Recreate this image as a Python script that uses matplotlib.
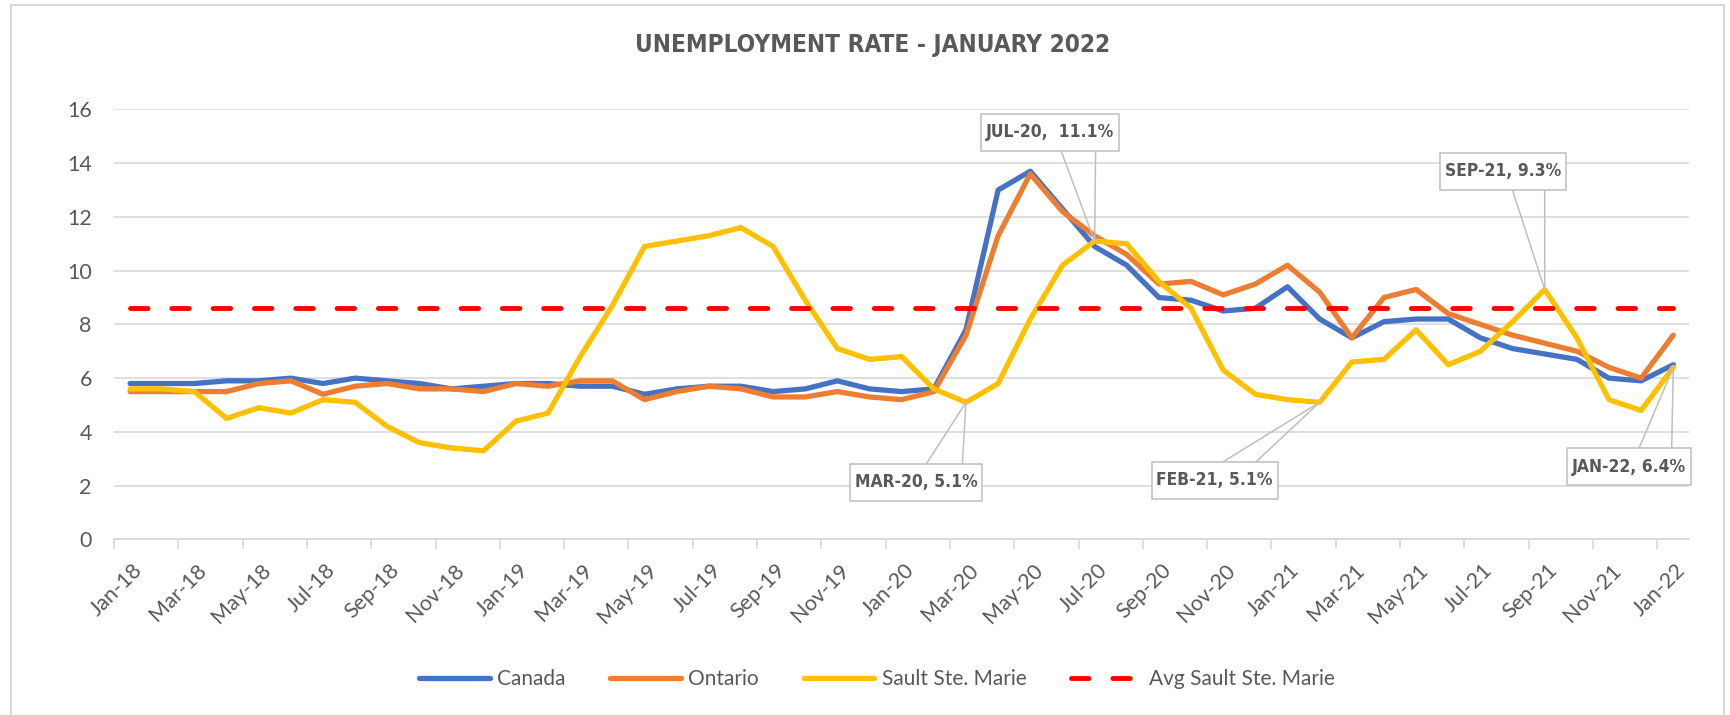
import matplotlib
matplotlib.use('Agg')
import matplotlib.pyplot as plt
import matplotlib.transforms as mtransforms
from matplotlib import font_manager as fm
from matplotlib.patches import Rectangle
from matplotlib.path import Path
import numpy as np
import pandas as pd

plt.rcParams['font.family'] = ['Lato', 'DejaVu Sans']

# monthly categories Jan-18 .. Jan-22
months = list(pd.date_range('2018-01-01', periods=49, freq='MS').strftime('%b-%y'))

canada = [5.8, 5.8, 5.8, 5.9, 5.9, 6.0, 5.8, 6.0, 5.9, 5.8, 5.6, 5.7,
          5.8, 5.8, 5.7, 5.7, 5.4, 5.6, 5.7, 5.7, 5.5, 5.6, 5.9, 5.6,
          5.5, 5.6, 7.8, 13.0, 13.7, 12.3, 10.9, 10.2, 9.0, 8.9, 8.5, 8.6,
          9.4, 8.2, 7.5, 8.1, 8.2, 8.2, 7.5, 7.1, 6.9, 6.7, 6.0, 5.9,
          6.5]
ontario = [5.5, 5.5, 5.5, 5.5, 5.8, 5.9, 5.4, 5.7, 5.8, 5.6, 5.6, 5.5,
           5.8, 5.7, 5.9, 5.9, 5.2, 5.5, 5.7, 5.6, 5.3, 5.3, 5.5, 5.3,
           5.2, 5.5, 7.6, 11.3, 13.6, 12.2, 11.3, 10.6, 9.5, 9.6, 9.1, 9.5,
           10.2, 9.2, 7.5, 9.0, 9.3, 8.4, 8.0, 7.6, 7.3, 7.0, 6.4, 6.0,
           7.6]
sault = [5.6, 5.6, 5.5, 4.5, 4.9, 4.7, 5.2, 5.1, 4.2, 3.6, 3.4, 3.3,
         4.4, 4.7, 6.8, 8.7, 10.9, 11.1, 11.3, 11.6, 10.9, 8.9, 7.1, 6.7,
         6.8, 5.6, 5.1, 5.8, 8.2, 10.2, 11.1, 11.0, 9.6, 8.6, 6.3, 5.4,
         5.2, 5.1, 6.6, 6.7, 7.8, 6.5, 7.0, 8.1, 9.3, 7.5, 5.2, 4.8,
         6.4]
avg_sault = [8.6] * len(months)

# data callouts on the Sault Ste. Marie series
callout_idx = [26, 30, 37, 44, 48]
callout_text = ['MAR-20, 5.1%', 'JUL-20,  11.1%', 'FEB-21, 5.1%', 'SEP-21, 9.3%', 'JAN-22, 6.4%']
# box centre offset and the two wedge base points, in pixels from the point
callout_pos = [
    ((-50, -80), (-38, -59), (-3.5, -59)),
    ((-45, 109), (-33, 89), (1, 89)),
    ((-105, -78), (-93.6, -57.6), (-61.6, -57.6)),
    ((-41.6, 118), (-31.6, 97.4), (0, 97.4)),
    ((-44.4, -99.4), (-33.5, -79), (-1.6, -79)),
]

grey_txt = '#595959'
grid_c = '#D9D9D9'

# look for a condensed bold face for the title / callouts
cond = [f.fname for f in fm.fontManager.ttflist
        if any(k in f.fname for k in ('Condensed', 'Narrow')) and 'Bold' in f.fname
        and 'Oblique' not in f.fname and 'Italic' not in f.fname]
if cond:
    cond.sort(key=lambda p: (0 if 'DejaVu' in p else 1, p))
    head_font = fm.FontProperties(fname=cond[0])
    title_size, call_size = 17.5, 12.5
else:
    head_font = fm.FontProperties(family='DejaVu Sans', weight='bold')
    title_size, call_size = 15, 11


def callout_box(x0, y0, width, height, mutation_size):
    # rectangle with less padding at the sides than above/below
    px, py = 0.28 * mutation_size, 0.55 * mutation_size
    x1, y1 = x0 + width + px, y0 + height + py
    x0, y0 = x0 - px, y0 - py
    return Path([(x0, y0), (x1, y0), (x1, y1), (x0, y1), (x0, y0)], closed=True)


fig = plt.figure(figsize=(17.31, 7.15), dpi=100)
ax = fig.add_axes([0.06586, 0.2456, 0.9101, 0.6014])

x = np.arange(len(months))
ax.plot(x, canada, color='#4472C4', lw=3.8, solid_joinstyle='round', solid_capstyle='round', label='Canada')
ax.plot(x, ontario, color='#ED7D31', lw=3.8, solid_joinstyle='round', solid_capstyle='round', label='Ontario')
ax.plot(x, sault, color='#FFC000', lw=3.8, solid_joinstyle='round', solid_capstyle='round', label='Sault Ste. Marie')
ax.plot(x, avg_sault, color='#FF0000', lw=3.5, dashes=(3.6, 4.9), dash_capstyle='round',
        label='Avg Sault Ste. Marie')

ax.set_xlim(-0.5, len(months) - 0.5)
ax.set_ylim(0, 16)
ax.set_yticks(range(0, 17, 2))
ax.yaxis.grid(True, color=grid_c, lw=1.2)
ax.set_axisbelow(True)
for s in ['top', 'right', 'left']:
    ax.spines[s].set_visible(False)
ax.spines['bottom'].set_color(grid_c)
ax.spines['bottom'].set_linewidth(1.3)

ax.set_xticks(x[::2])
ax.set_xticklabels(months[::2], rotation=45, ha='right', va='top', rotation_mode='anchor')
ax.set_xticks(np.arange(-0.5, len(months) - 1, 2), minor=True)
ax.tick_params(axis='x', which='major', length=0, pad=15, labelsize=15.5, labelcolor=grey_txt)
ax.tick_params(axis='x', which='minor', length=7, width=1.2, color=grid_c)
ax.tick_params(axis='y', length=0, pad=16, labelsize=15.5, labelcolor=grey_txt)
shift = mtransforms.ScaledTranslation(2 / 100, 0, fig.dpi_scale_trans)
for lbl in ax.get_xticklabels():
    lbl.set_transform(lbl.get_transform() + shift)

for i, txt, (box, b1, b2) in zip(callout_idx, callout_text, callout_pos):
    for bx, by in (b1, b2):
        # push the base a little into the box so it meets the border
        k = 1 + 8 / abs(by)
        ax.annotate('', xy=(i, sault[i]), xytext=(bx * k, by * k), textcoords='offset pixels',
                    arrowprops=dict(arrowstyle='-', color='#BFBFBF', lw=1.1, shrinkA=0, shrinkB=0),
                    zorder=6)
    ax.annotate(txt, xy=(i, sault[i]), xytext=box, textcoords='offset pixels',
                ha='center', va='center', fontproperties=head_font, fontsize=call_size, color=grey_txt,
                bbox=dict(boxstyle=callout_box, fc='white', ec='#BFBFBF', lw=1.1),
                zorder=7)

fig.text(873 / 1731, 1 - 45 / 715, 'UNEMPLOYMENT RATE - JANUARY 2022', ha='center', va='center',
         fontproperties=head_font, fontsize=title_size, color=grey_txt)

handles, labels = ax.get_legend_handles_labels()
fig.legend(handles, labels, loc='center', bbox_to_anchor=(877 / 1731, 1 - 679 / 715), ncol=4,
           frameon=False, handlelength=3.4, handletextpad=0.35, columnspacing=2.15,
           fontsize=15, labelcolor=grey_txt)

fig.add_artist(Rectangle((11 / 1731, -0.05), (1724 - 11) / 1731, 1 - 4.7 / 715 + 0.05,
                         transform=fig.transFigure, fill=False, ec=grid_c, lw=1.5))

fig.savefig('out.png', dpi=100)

> _EXERCISE DESCRIPTION_: Return each line from the material above exactly, but not the pictures.

> _RESULT_:
Recreate this image as a Python script that uses matplotlib.
import matplotlib
matplotlib.use('Agg')
import matplotlib.pyplot as plt
import matplotlib.transforms as mtransforms
from matplotlib import font_manager as fm
from matplotlib.patches import Rectangle
from matplotlib.path import Path
import numpy as np
import pandas as pd

plt.rcParams['font.family'] = ['Lato', 'DejaVu Sans']

# monthly categories Jan-18 .. Jan-22
months = list(pd.date_range('2018-01-01', periods=49, freq='MS').strftime('%b-%y'))

canada = [5.8, 5.8, 5.8, 5.9, 5.9, 6.0, 5.8, 6.0, 5.9, 5.8, 5.6, 5.7,
          5.8, 5.8, 5.7, 5.7, 5.4, 5.6, 5.7, 5.7, 5.5, 5.6, 5.9, 5.6,
          5.5, 5.6, 7.8, 13.0, 13.7, 12.3, 10.9, 10.2, 9.0, 8.9, 8.5, 8.6,
          9.4, 8.2, 7.5, 8.1, 8.2, 8.2, 7.5, 7.1, 6.9, 6.7, 6.0, 5.9,
          6.5]
ontario = [5.5, 5.5, 5.5, 5.5, 5.8, 5.9, 5.4, 5.7, 5.8, 5.6, 5.6, 5.5,
           5.8, 5.7, 5.9, 5.9, 5.2, 5.5, 5.7, 5.6, 5.3, 5.3, 5.5, 5.3,
           5.2, 5.5, 7.6, 11.3, 13.6, 12.2, 11.3, 10.6, 9.5, 9.6, 9.1, 9.5,
           10.2, 9.2, 7.5, 9.0, 9.3, 8.4, 8.0, 7.6, 7.3, 7.0, 6.4, 6.0,
           7.6]
sault = [5.6, 5.6, 5.5, 4.5, 4.9, 4.7, 5.2, 5.1, 4.2, 3.6, 3.4, 3.3,
         4.4, 4.7, 6.8, 8.7, 10.9, 11.1, 11.3, 11.6, 10.9, 8.9, 7.1, 6.7,
         6.8, 5.6, 5.1, 5.8, 8.2, 10.2, 11.1, 11.0, 9.6, 8.6, 6.3, 5.4,
         5.2, 5.1, 6.6, 6.7, 7.8, 6.5, 7.0, 8.1, 9.3, 7.5, 5.2, 4.8,
         6.4]
avg_sault = [8.6] * len(months)

# data callouts on the Sault Ste. Marie series
callout_idx = [26, 30, 37, 44, 48]
callout_text = ['MAR-20, 5.1%', 'JUL-20,  11.1%', 'FEB-21, 5.1%', 'SEP-21, 9.3%', 'JAN-22, 6.4%']
# box centre offset and the two wedge base points, in pixels from the point
callout_pos = [
    ((-50, -80), (-38, -59), (-3.5, -59)),
    ((-45, 109), (-33, 89), (1, 89)),
    ((-105, -78), (-93.6, -57.6), (-61.6, -57.6)),
    ((-41.6, 118), (-31.6, 97.4), (0, 97.4)),
    ((-44.4, -99.4), (-33.5, -79), (-1.6, -79)),
]

grey_txt = '#595959'
grid_c = '#D9D9D9'

# look for a condensed bold face for the title / callouts
cond = [f.fname for f in fm.fontManager.ttflist
        if any(k in f.fname for k in ('Condensed', 'Narrow')) and 'Bold' in f.fname
        and 'Oblique' not in f.fname and 'Italic' not in f.fname]
if cond:
    cond.sort(key=lambda p: (0 if 'DejaVu' in p else 1, p))
    head_font = fm.FontProperties(fname=cond[0])
    title_size, call_size = 17.5, 12.5
else:
    head_font = fm.FontProperties(family='DejaVu Sans', weight='bold')
    title_size, call_size = 15, 11


def callout_box(x0, y0, width, height, mutation_size):
    # rectangle with less padding at the sides than above/below
    px, py = 0.28 * mutation_size, 0.55 * mutation_size
    x1, y1 = x0 + width + px, y0 + height + py
    x0, y0 = x0 - px, y0 - py
    return Path([(x0, y0), (x1, y0), (x1, y1), (x0, y1), (x0, y0)], closed=True)


fig = plt.figure(figsize=(17.31, 7.15), dpi=100)
ax = fig.add_axes([0.06586, 0.2456, 0.9101, 0.6014])

x = np.arange(len(months))
ax.plot(x, canada, color='#4472C4', lw=3.8, solid_joinstyle='round', solid_capstyle='round', label='Canada')
ax.plot(x, ontario, color='#ED7D31', lw=3.8, solid_joinstyle='round', solid_capstyle='round', label='Ontario')
ax.plot(x, sault, color='#FFC000', lw=3.8, solid_joinstyle='round', solid_capstyle='round', label='Sault Ste. Marie')
ax.plot(x, avg_sault, color='#FF0000', lw=3.5, dashes=(3.6, 4.9), dash_capstyle='round',
        label='Avg Sault Ste. Marie')

ax.set_xlim(-0.5, len(months) - 0.5)
ax.set_ylim(0, 16)
ax.set_yticks(range(0, 17, 2))
ax.yaxis.grid(True, color=grid_c, lw=1.2)
ax.set_axisbelow(True)
for s in ['top', 'right', 'left']:
    ax.spines[s].set_visible(False)
ax.spines['bottom'].set_color(grid_c)
ax.spines['bottom'].set_linewidth(1.3)

ax.set_xticks(x[::2])
ax.set_xticklabels(months[::2], rotation=45, ha='right', va='top', rotation_mode='anchor')
ax.set_xticks(np.arange(-0.5, len(months) - 1, 2), minor=True)
ax.tick_params(axis='x', which='major', length=0, pad=15, labelsize=15.5, labelcolor=grey_txt)
ax.tick_params(axis='x', which='minor', length=7, width=1.2, color=grid_c)
ax.tick_params(axis='y', length=0, pad=16, labelsize=15.5, labelcolor=grey_txt)
shift = mtransforms.ScaledTranslation(2 / 100, 0, fig.dpi_scale_trans)
for lbl in ax.get_xticklabels():
    lbl.set_transform(lbl.get_transform() + shift)

for i, txt, (box, b1, b2) in zip(callout_idx, callout_text, callout_pos):
    for bx, by in (b1, b2):
        # push the base a little into the box so it meets the border
        k = 1 + 8 / abs(by)
        ax.annotate('', xy=(i, sault[i]), xytext=(bx * k, by * k), textcoords='offset pixels',
                    arrowprops=dict(arrowstyle='-', color='#BFBFBF', lw=1.1, shrinkA=0, shrinkB=0),
                    zorder=6)
    ax.annotate(txt, xy=(i, sault[i]), xytext=box, textcoords='offset pixels',
                ha='center', va='center', fontproperties=head_font, fontsize=call_size, color=grey_txt,
                bbox=dict(boxstyle=callout_box, fc='white', ec='#BFBFBF', lw=1.1),
                zorder=7)

fig.text(873 / 1731, 1 - 45 / 715, 'UNEMPLOYMENT RATE - JANUARY 2022', ha='center', va='center',
         fontproperties=head_font, fontsize=title_size, color=grey_txt)

handles, labels = ax.get_legend_handles_labels()
fig.legend(handles, labels, loc='center', bbox_to_anchor=(877 / 1731, 1 - 679 / 715), ncol=4,
           frameon=False, handlelength=3.4, handletextpad=0.35, columnspacing=2.15,
           fontsize=15, labelcolor=grey_txt)

fig.add_artist(Rectangle((11 / 1731, -0.05), (1724 - 11) / 1731, 1 - 4.7 / 715 + 0.05,
                         transform=fig.transFigure, fill=False, ec=grid_c, lw=1.5))

fig.savefig('out.png', dpi=100)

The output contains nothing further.